> _Goal_
Include the line with "var yTicks = [0, 500, 1000, 1500, 2000, 2500, 3000, 3500];" and every line before it in the entries below, echoed exactly, but not the pictures.

> _Data shown_
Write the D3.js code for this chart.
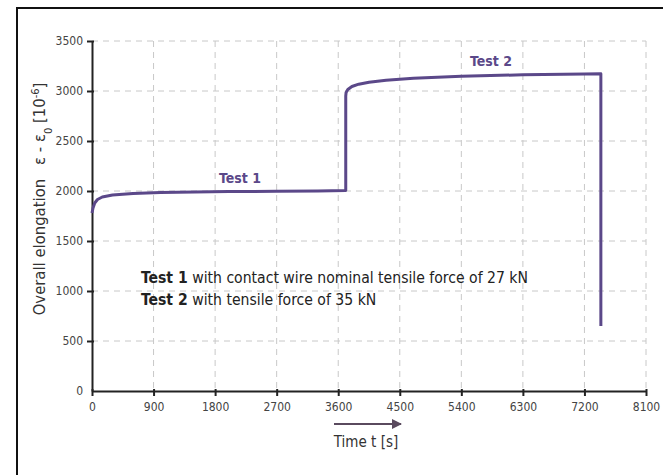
<!doctype html>
<html lang="en">
<head>
<meta charset="utf-8">
<title>overall elongation</title>
<script src="https://d3js.org/d3.v7.min.js"></script>
<style>
  body { margin: 0; background: #fff; }
  text { font-family: "Liberation Sans Narrow", "DejaVu Sans Condensed", "Liberation Sans", sans-serif; font-stretch: condensed; }
  .grid line { stroke: #c8c8c8; stroke-dasharray: 6,5; stroke-width: 1; }
  .axis text { fill: #444; font-size: 12px; }
</style>
</head>
<body>
<div id="chart"></div>
<script>
// data
var xTicks = [0, 900, 1800, 2700, 3600, 4500, 5400, 6300, 7200, 8100];
var yTicks = [0, 500, 1000, 1500, 2000, 2500, 3000, 3500];

var timeS = [0, 15, 40, 80, 150, 300, 600, 1000, 1500, 2000, 2700, 3300, 3710,
             3710, 3715, 3740, 3800, 3900, 4050, 4300, 4700, 5400, 6300, 7200, 7440, 7440];
var elong = [1780, 1830, 1880, 1915, 1940, 1960, 1975, 1984, 1990, 1994, 1997, 1999, 2005,
             2950, 2985, 3015, 3045, 3068, 3088, 3108, 3128, 3148, 3162, 3170, 3172, 650];

var width = 663, height = 475;

var svg = d3.select("#chart").append("svg")
  .attr("width", width)
  .attr("height", height);

// outer frame
svg.append("path")
  .attr("d", "M17," + height + "V8H" + width)
  .attr("fill", "none")
  .attr("stroke", "#111")
  .attr("stroke-width", 2);

var x = d3.scaleLinear().domain([0, 8100]).range([92, 646]);
var y = d3.scaleLinear().domain([0, 3500]).range([391, 41]);

// grid
var grid = svg.append("g").attr("class", "grid");
grid.selectAll(".h").data(yTicks.slice(1)).enter().append("line")
  .attr("x1", x(0)).attr("x2", x(8100))
  .attr("y1", function(d) { return y(d); })
  .attr("y2", function(d) { return y(d); });
grid.selectAll(".v").data(xTicks.slice(1)).enter().append("line")
  .attr("x1", function(d) { return x(d); })
  .attr("x2", function(d) { return x(d); })
  .attr("y1", y(3500)).attr("y2", y(0));

// axes
var xAxis = svg.append("g").attr("class", "axis")
  .attr("transform", "translate(0," + y(0) + ")")
  .call(d3.axisBottom(x).tickValues(xTicks).tickFormat(d3.format("d")).tickSize(5).tickSizeOuter(0).tickPadding(6));
var yAxis = svg.append("g").attr("class", "axis")
  .attr("transform", "translate(" + x(0) + ",0)")
  .call(d3.axisLeft(y).tickValues(yTicks).tickFormat(d3.format("d")).tickSize(5).tickSizeOuter(0).tickPadding(4));
svg.selectAll(".axis .domain").attr("stroke", "#222").attr("stroke-width", 2);
svg.selectAll(".axis .tick line").attr("stroke", "#222").attr("stroke-width", 2);
xAxis.selectAll(".tick line").attr("y1", -2);
yAxis.selectAll(".tick line").attr("x1", 2);
yAxis.selectAll(".tick").filter(function(d) { return d === 0; }).select("line").remove();
yAxis.selectAll(".tick").filter(function(d) { return d === 0; }).select("text").attr("x", -9);

// curve
var line = d3.line()
  .x(function(d, i) { return x(timeS[i]); })
  .y(function(d) { return y(d); });
svg.append("path")
  .datum(elong)
  .attr("d", line)
  .attr("fill", "none")
  .attr("stroke", "#5b4889")
  .attr("stroke-width", 3)
  .attr("stroke-linejoin", "round");

// labels
svg.append("text").attr("x", 240).attr("y", 183).attr("text-anchor", "middle")
  .style("font-weight", "bold").style("font-size", "14px").style("fill", "#5b4889").text("Test 1");
svg.append("text").attr("x", 491).attr("y", 66).attr("text-anchor", "middle")
  .style("font-weight", "bold").style("font-size", "14px").style("fill", "#5b4889").text("Test 2");

var note = svg.append("text").attr("x", 141).attr("y", 283).style("font-size", "15.6px").style("fill", "#222");
note.append("tspan").style("font-weight", "bold").text("Test 1");
note.append("tspan").text(" with contact wire nominal tensile force of 27 kN");
var note2 = svg.append("text").attr("x", 141).attr("y", 305).style("font-size", "15.6px").style("fill", "#222");
note2.append("tspan").style("font-weight", "bold").text("Test 2");
note2.append("tspan").text(" with tensile force of 35 kN");

// y axis title
var yt = svg.append("text")
  .attr("transform", "translate(45,199) rotate(-90)")
  .attr("text-anchor", "middle")
  .style("font-size", "16.5px").style("fill", "#333");
yt.append("tspan").text("Overall elongation");
yt.append("tspan").attr("dx", 14).text("\u03b5 - \u03b5");
yt.append("tspan").attr("baseline-shift", "sub").style("font-size", "11px").text("0");
yt.append("tspan").text(" [10");
yt.append("tspan").attr("baseline-shift", "super").style("font-size", "11px").text("-6");
yt.append("tspan").text("]");

// x axis title with arrow
svg.append("defs").append("marker")
  .attr("id", "arr").attr("viewBox", "0 0 10 10").attr("refX", 9).attr("refY", 5)
  .attr("markerWidth", 5).attr("markerHeight", 5).attr("orient", "auto")
  .append("path").attr("d", "M0,0L10,5L0,10z").attr("fill", "#5a4a5e");
svg.append("line")
  .attr("x1", 334).attr("x2", 401).attr("y1", 424).attr("y2", 424)
  .attr("stroke", "#5a4a5e").attr("stroke-width", 2).attr("marker-end", "url(#arr)");
svg.append("text").attr("x", 366).attr("y", 447).attr("text-anchor", "middle")
  .style("font-size", "15px").style("fill", "#333").text("Time t [s]");
</script>
</body>
</html>
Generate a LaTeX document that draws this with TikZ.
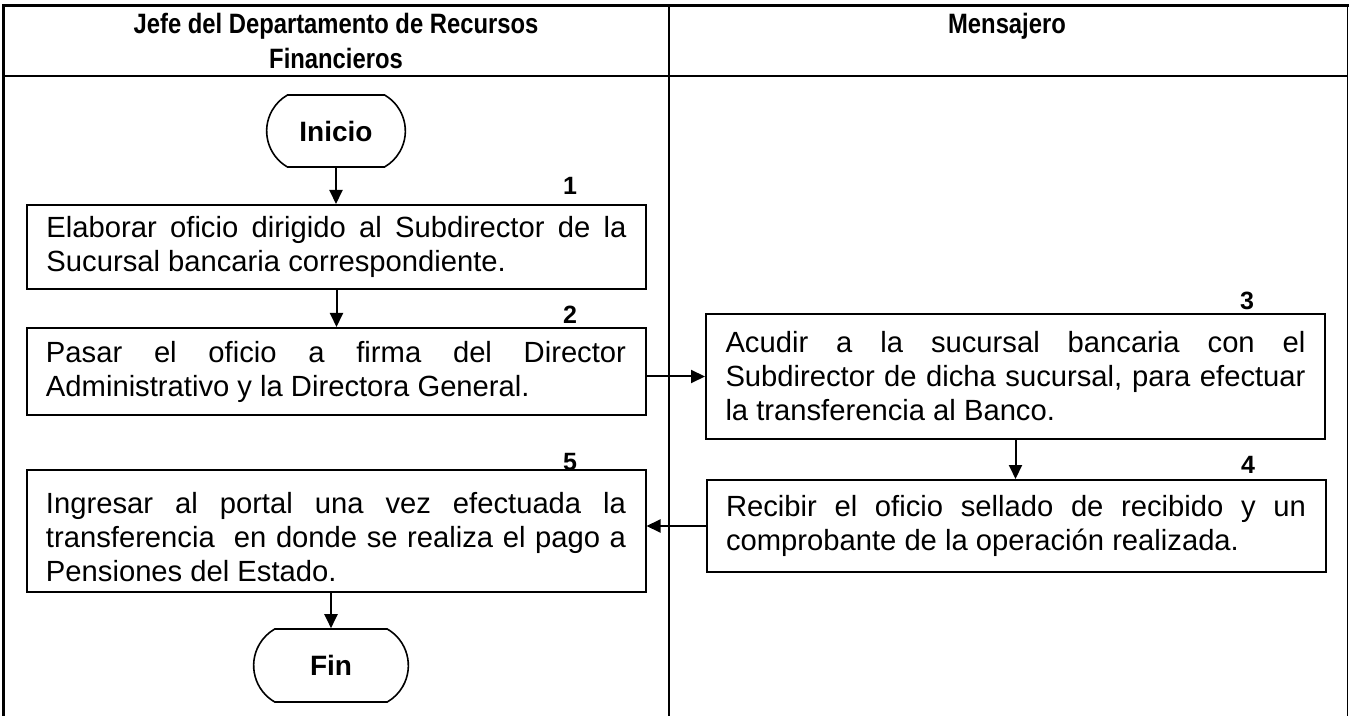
\documentclass[tikz,border=0pt]{standalone}
\usepackage{fontspec}
\setmainfont{Liberation Sans}
\newfontfamily\narrowsans{Liberation Sans}[FakeStretch=0.85]
\usepackage{tikz}
\usetikzlibrary{arrows.meta}
\usetikzlibrary{shapes.misc}

\tikzset{
  stepbox/.style={draw, line width=1pt, text width=290pt, inner xsep=9.75pt,
    align=justify, font=\fontsize{14.6pt}{17pt}\selectfont},
  terminal/.style={draw, line width=0.8pt, rounded rectangle, rounded rectangle arc length=120,
    font=\bfseries\fontsize{14pt}{14pt}\selectfont},
  numlbl/.style={font=\bfseries\fontsize{12.5pt}{12.5pt}\selectfont, inner sep=0pt},
  lanetitle/.style={font=\narrowsans\bfseries\fontsize{14pt}{17.5pt}\selectfont, align=center, anchor=north, inner sep=0pt},
  flow/.style={line width=1pt, -{Triangle[length=7pt,width=6.5pt]}}
}

\begin{document}
\begin{tikzpicture}[x=0.5pt,y=-0.5pt]
        \useasboundingbox (0,0) rectangle (1349,716);

        % lanes
        \draw[line width=1.5pt] (3.5,716) -- (3.5,5.5) -- (1349,5.5);
        \draw[line width=0.8pt] (1347.5,5) -- (1347.5,716);
        \draw[line width=1pt] (4,76) -- (1347,76);
        \draw[line width=1pt] (668.5,5) -- (668.5,716);
        \node[lanetitle] (jefe) at (336,13) {Jefe del Departamento de Recursos\\Financieros};
        \node[lanetitle] (mensajero) at (1007,13) {Mensajero};

        \node[terminal, minimum width=76pt, minimum height=36pt] (inicio) at (336,131) {Inicio};
        \node[stepbox, minimum height=42pt] (box1) at (336.5,247)
            {Elaborar oficio dirigido al Subdirector de la\linebreak Sucursal bancaria correspondiente.};
        \node[stepbox, minimum height=43.5pt] (box2) at (336,371.5)
            {Pasar el oficio a firma del Director\linebreak Administrativo y la Directora General.};
        \node[stepbox, minimum height=62.5pt] (box3) at (1015.5,376.5)
            {Acudir a la sucursal bancaria con el\linebreak Subdirector de dicha sucursal, para efectuar\linebreak la transferencia al Banco.};
        \node[stepbox, minimum height=46pt] (box4) at (1016,526)
            {Recibir el oficio sellado de recibido y un\linebreak comprobante de la operación realizada.};
        \node[stepbox, minimum height=61pt] (box5) at (336,531)
            {\rule{0pt}{16.7pt}Ingresar al portal una vez efectuada la\linebreak transferencia\ \ en donde se realiza el pago a\linebreak Pensiones del Estado.};
        \node[terminal, minimum width=84pt, minimum height=36.5pt] (fin) at (331,665.5) {Fin};

        % step numbers
        \node[numlbl] (n1) at (570,186) {1};
        \node[numlbl] (n2) at (570,315) {2};
        \node[numlbl] (n3) at (1247,301) {3};
        \node[numlbl] (n4) at (1248,465) {4};
        \node[numlbl] (n5) at (570,462) {5};

        \draw[flow] (inicio.south) -- (inicio.south |- box1.north);
        \draw[flow] (box1.south) -- (box1.south |- box2.north);
        \draw[flow] (box2.east |- box3.west) -- (box3.west);
        \draw[flow] (box3.south) -- (box3.south |- box4.north);
        \draw[flow] (box4.west) -- (box4.west -| box5.east);
        \draw[flow] (box5.south -| fin.north) -- (fin.north);
    \end{tikzpicture}
\end{document}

> _Result_
Write the D3.js code for this chart.
<!doctype html>
<html lang="en">
<head>
<meta charset="utf-8">
<title>overall elongation</title>
<script src="https://d3js.org/d3.v7.min.js"></script>
<style>
  body { margin: 0; background: #fff; }
  text { font-family: "Liberation Sans Narrow", "DejaVu Sans Condensed", "Liberation Sans", sans-serif; font-stretch: condensed; }
  .grid line { stroke: #c8c8c8; stroke-dasharray: 6,5; stroke-width: 1; }
  .axis text { fill: #444; font-size: 12px; }
</style>
</head>
<body>
<div id="chart"></div>
<script>
// data
var xTicks = [0, 900, 1800, 2700, 3600, 4500, 5400, 6300, 7200, 8100];
var yTicks = [0, 500, 1000, 1500, 2000, 2500, 3000, 3500];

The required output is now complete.